**To be done:** Lines containing the word "this" need to be counted. Please reply with how many there are, and nothing else.

■ ■ ■ ■ ■ ■ ■

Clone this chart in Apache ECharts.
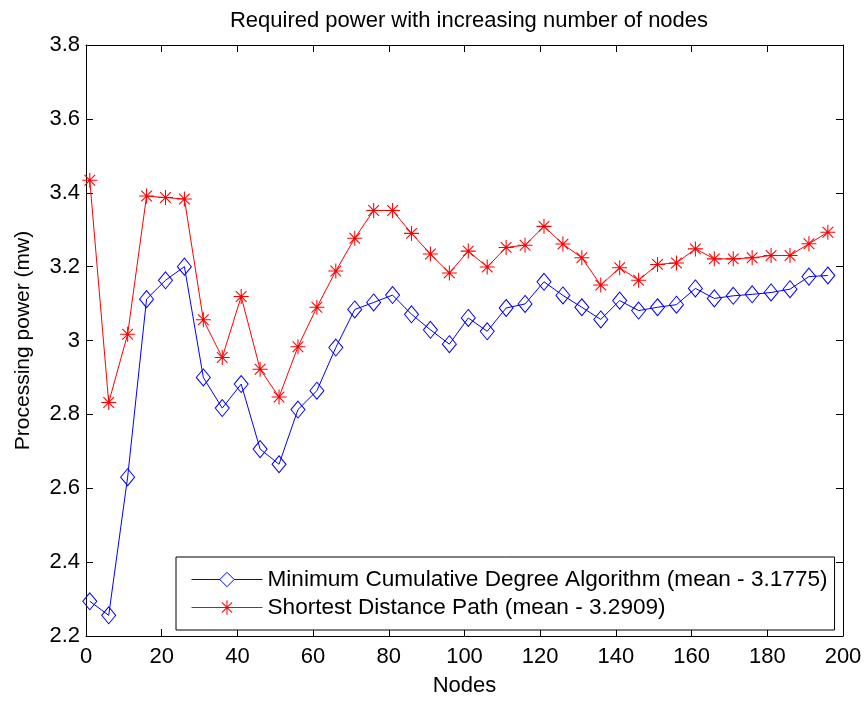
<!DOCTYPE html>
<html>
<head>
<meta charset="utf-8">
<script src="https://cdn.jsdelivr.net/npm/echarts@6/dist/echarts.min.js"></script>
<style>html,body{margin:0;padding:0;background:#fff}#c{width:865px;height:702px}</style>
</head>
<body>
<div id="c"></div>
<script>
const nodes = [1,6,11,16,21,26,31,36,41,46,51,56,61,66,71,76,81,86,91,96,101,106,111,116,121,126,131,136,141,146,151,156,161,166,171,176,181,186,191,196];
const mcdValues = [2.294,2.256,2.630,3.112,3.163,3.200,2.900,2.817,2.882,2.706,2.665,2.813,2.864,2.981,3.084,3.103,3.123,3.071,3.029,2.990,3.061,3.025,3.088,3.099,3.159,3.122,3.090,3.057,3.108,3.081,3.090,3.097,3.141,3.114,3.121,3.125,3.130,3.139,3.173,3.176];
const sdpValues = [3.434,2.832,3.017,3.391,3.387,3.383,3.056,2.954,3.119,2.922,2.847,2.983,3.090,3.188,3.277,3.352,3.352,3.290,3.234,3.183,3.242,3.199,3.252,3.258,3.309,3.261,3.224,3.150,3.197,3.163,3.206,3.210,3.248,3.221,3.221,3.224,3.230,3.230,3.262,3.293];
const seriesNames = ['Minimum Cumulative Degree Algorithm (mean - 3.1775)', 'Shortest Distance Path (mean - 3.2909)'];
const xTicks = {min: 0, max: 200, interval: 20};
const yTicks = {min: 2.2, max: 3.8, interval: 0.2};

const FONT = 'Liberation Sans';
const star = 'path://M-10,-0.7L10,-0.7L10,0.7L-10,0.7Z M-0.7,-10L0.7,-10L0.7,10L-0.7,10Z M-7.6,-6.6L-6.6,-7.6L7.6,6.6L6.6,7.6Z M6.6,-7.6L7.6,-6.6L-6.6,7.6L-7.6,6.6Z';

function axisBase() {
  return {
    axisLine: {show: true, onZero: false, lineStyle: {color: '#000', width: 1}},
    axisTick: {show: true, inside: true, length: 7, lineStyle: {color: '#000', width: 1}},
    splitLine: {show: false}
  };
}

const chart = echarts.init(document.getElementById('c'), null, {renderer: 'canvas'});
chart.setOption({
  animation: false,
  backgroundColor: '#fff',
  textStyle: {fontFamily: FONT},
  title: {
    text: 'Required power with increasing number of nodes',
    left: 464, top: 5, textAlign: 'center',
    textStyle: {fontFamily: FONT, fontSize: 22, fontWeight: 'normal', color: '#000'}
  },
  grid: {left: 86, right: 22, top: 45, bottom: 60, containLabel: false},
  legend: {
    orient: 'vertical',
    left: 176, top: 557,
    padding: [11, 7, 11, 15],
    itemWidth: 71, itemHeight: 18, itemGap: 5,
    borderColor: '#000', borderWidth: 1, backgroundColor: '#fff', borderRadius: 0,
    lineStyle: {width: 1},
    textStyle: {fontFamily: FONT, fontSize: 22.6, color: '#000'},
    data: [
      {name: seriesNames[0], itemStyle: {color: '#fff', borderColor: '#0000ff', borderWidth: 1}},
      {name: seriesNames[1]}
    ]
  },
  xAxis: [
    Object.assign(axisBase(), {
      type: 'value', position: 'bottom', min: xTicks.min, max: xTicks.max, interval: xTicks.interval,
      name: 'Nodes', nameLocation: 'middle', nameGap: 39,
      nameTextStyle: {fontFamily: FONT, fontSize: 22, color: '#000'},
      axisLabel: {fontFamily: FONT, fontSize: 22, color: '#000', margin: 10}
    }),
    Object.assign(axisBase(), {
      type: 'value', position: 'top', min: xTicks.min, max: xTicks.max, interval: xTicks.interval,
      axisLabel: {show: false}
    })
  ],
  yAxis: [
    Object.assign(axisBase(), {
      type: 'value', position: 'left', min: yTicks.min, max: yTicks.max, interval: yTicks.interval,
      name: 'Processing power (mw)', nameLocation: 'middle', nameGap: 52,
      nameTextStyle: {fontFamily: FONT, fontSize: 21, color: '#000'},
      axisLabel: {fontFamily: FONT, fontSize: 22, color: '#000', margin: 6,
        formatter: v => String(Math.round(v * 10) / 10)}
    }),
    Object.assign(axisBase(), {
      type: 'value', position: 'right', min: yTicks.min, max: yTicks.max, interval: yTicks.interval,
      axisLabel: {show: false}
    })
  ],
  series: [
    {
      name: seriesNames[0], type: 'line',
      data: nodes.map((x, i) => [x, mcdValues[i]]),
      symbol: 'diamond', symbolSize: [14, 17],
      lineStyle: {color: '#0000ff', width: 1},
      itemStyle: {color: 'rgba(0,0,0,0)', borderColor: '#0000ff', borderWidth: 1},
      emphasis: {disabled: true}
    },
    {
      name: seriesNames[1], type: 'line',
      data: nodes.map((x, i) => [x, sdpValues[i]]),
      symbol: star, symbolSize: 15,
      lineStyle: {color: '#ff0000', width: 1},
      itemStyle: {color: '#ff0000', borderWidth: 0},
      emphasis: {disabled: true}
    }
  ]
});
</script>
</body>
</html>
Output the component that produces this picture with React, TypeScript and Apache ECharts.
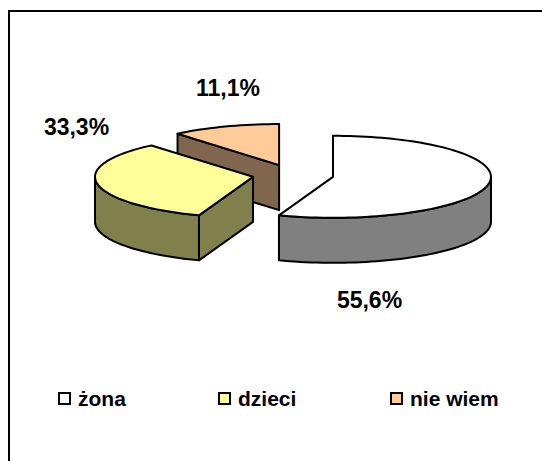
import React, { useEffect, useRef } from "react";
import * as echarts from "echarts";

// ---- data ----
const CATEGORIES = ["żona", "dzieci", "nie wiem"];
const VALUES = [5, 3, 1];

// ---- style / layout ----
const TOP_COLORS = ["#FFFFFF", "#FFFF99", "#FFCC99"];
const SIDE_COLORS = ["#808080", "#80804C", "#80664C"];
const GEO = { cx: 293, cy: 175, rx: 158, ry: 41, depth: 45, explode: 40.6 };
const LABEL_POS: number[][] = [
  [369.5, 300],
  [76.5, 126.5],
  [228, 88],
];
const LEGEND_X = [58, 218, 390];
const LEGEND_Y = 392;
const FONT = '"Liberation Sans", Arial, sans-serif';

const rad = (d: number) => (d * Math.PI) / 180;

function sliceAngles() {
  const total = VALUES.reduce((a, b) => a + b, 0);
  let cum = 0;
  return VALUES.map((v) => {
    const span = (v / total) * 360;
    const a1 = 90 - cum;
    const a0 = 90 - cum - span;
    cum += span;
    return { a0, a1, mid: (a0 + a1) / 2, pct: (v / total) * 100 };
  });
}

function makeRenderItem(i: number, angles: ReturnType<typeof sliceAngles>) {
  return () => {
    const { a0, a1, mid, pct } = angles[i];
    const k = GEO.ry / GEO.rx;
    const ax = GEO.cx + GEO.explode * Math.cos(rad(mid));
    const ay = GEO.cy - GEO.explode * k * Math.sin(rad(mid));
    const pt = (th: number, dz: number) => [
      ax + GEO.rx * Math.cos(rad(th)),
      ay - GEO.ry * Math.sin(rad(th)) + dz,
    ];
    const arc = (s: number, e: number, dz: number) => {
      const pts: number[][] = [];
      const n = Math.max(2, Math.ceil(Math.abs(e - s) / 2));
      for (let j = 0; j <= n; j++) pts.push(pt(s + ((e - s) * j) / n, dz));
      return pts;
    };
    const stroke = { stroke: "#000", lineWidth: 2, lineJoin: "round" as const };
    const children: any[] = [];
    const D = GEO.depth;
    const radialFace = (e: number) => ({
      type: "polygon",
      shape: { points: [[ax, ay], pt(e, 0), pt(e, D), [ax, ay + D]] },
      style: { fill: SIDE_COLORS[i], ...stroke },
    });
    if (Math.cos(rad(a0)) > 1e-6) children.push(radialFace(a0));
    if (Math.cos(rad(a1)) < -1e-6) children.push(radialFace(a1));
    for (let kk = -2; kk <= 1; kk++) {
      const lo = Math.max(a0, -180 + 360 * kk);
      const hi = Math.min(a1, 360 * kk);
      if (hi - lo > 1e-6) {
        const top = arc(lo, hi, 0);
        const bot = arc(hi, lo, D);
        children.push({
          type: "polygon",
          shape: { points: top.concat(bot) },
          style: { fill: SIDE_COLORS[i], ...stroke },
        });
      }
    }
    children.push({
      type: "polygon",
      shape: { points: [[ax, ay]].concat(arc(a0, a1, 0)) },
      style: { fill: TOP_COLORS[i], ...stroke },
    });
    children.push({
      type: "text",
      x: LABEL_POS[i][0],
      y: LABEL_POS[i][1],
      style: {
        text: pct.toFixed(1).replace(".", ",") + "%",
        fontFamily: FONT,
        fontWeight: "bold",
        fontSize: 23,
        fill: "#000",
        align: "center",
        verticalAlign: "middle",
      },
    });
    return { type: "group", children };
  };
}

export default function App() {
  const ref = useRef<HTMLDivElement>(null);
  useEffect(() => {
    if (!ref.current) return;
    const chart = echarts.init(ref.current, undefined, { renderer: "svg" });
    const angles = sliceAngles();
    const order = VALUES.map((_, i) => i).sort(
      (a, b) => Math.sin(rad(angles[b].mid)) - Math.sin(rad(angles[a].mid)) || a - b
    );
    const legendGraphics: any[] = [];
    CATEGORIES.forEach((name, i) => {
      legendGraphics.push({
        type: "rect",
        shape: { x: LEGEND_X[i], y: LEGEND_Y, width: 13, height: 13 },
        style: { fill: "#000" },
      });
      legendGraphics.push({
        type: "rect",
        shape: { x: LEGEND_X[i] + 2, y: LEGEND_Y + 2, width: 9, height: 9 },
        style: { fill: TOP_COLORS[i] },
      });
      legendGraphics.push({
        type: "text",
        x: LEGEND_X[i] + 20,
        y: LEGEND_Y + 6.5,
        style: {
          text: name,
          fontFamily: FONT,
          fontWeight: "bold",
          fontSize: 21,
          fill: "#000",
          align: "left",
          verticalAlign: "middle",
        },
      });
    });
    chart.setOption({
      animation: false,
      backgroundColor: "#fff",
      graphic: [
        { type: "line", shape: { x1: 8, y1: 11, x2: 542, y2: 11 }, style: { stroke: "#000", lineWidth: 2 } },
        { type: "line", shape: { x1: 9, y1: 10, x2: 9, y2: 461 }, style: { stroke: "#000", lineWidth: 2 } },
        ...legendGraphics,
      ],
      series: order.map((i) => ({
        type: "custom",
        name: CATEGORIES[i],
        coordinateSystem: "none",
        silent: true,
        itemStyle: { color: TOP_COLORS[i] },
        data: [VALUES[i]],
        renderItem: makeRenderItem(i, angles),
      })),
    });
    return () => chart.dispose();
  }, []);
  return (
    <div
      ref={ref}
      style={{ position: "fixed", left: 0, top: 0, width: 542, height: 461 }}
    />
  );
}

■ ■ ■ ■ ■ ■ ■

**Exercise answer:** 2